Dois anos depois, numa campanha em que chegou ao segundo turno pela Prefeitura de São Paulo, voltou a usar o estratagema. “Sou radical na priorização do transporte público, coletivo e ativo (a pé, de bicicleta ou patins)”, escreveu no antigo Twitter.
Pecha mais usada por adversários, a de invasor, recebeu tratamento semelhante até recentemente.
No ano passado, suas redes sociais exibiram uma espécie de esquete com o mote “Boulos invadiu a minha casa”. O ex-coordenador do MTST (Movimento dos Trabalhadores Sem Teto) chegava com um bolo em mãos numa casa de periferia, para discutir os problemas da cidade.
No Carnaval deste ano, em outro exemplo, fez uma postagem recomendando aos foliões de blocos de rua “ocupar” banheiros químicos.
Em entrevista a um podcast em setembro de 2023, Boulos disse que a ideia de usar os memes para rebater acusações surgiu de forma gradual.
“Em 2018, eu tive mais dificuldade de lidar com isso, porque eu levei a sério. Eu puxei para mim, eu fiquei com raiva. Eu percebi que não adiantava você ficar na chave racional para lidar com meme. É aquela coisa do apelido de escola, se você reagir, já era. Então você tem que saber também fazer ironia de si próprio”, afirmou.
Nos primeiros meses deste ano eleitoral, o autodeboche e as referências aos termos pejorativos já escassearam.
De azarão e outsider em eleições passadas, quando se permitia mais ousadias para chamar a atenção, o psolista passou a disputar a liderança agora.

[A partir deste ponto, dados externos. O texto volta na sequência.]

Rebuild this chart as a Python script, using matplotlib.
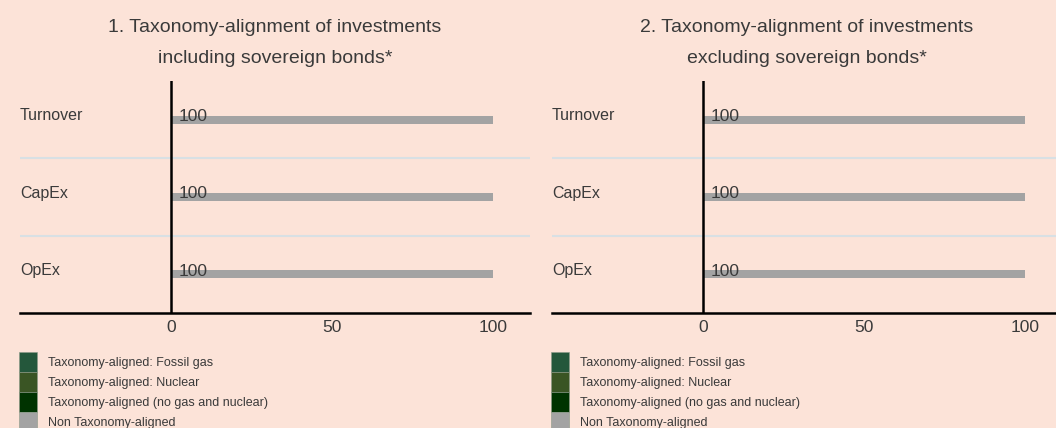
import matplotlib.pyplot as plt
from matplotlib.patches import Patch
from matplotlib.transforms import blended_transform_factory

categories = ['Turnover', 'CapEx', 'OpEx']
series_names = ['Taxonomy-aligned: Fossil gas',
                'Taxonomy-aligned: Nuclear',
                'Taxonomy-aligned (no gas and nuclear)',
                'Non Taxonomy-aligned']
series_colors = ['#24573b', '#3a5524', '#003300', '#a3a3a3']

# chart 1: including sovereign bonds
incl_fossil_gas = [0, 0, 0]
incl_nuclear = [0, 0, 0]
incl_aligned = [0, 0, 0]
incl_non_aligned = [100, 100, 100]

# chart 2: excluding sovereign bonds
excl_fossil_gas = [0, 0, 0]
excl_nuclear = [0, 0, 0]
excl_aligned = [0, 0, 0]
excl_non_aligned = [100, 100, 100]

titles = ['1. Taxonomy-alignment of investments\nincluding sovereign bonds*',
          '2. Taxonomy-alignment of investments\nexcluding sovereign bonds*']
x_ticks = [0, 50, 100]

BG = '#fce3d8'
TEXT = '#3a3a3a'
plt.rcParams['font.family'] = ['Liberation Sans', 'DejaVu Sans']

W, H = 1056, 428


def draw_panel(fig, left_px, series, title):
    ax = fig.add_axes([left_px / W, (H - 313) / H, 510 / W, 232 / H])
    ax.set_facecolor(BG)
    ax.set_xlim(-47, 111.5)
    ax.set_ylim(2.5, -0.5)
    y = list(range(len(categories)))
    left = [0] * len(categories)
    for values, color in zip(series, series_colors):
        ax.barh(y, values, left=left, height=0.1, color=color, zorder=2)
        left = [a + b for a, b in zip(left, values)]
    # total labels
    for i, total in enumerate(left):
        ax.text(2.2, i - 0.04, f'{total:g}', ha='left', va='center',
                fontsize=12.5, color=TEXT, zorder=3)
    # category labels at the left edge
    trans = blended_transform_factory(ax.transAxes, ax.transData)
    for i, cat in enumerate(categories):
        ax.text(0, i - 0.05, cat, transform=trans, ha='left', va='center',
                fontsize=11.5, color=TEXT)
    for sep in [0.5, 1.5]:
        ax.axhline(sep, color='#d8e0e4', lw=1.5, zorder=1)
    ax.axvline(0, color='black', lw=1.8, zorder=4)
    for s in ['top', 'right', 'left']:
        ax.spines[s].set_visible(False)
    ax.spines['bottom'].set_linewidth(1.8)
    ax.set_yticks([])
    ax.set_xticks(x_ticks)
    ax.tick_params(axis='x', length=0, pad=5, labelsize=12.5, labelcolor=TEXT)
    ax.set_title(title, fontsize=14, color=TEXT, linespacing=2.05, pad=13)

    handles = [Patch(facecolor=c, edgecolor='#8a9a88', lw=0.4) for c in series_colors]
    fig.legend(handles, series_names, loc='upper left',
               bbox_to_anchor=((left_px - 11) / W, (H - 342) / H),
               frameon=False, fontsize=9, labelspacing=0, handlelength=1.45,
               handleheight=2.08, handletextpad=0.9, borderpad=0.3,
               labelcolor=TEXT)
    return ax


fig = plt.figure(figsize=(W / 100, H / 100), dpi=100, facecolor=BG)
draw_panel(fig, 20, [incl_fossil_gas, incl_nuclear, incl_aligned, incl_non_aligned], titles[0])
draw_panel(fig, 552, [excl_fossil_gas, excl_nuclear, excl_aligned, excl_non_aligned], titles[1])

fig.savefig('out.png', dpi=100, facecolor=BG)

Uma diferença da atual campanha é contar com um marqueteiro profissional e com trajetória em outras eleições. Lula Guimarães, que já trabalhou para Eduardo Campos, Marina Silva, João Doria e Geraldo Alckmin, entre outros candidatos, foi contratado por Boulos, não sem gerar resistências em alas do PSOL.
Em campanhas anteriores, a comunicação tinha um aspecto mais espontâneo e militante, tocada por uma equipe mais identificada com a causa representada pelo político.
Desta vez, uma linha de atuação central de Guimarães será buscar responder à “caricatura” que se faz de Boulos, mostrando que ele, longe de ser um invasor, é também um parlamentar atuante e alguém que tem se preparado para gerir a maior cidade do país, inclusive conhecendo experiências internacionais.
Uma das primeiras ações do marqueteiro foi criar uma ação batizada de “Salve São Paulo”, que inclui um site para recolher sugestões de moradores para a cidade e ouvir suas queixas.
“É evidente que o bom humor sempre ajuda, mas mostrar uma pessoa amadurecida e pronta para governar, neste momento, é melhor. Na eleição passada, Boulos não era alvo preferencial dos adversários. Agora tem uma artilharia mais pesada contra ele”, diz o deputado estadual Antonio Donato (PT-SP), também membro da coordenação de campanha do pré-candidato.
Temas mais sérios deverão ganhar espaço na campanha, segundo Donato, como as acusações de corrupção em obras feitas pela gestão Nunes em caráter emergencial, sem licitação.
“É importante mostrar um Boulos que dialoga com setores que nós da esquerda já impactamos em campanhas passadas e que queremos impactar novamente”, diz Donato.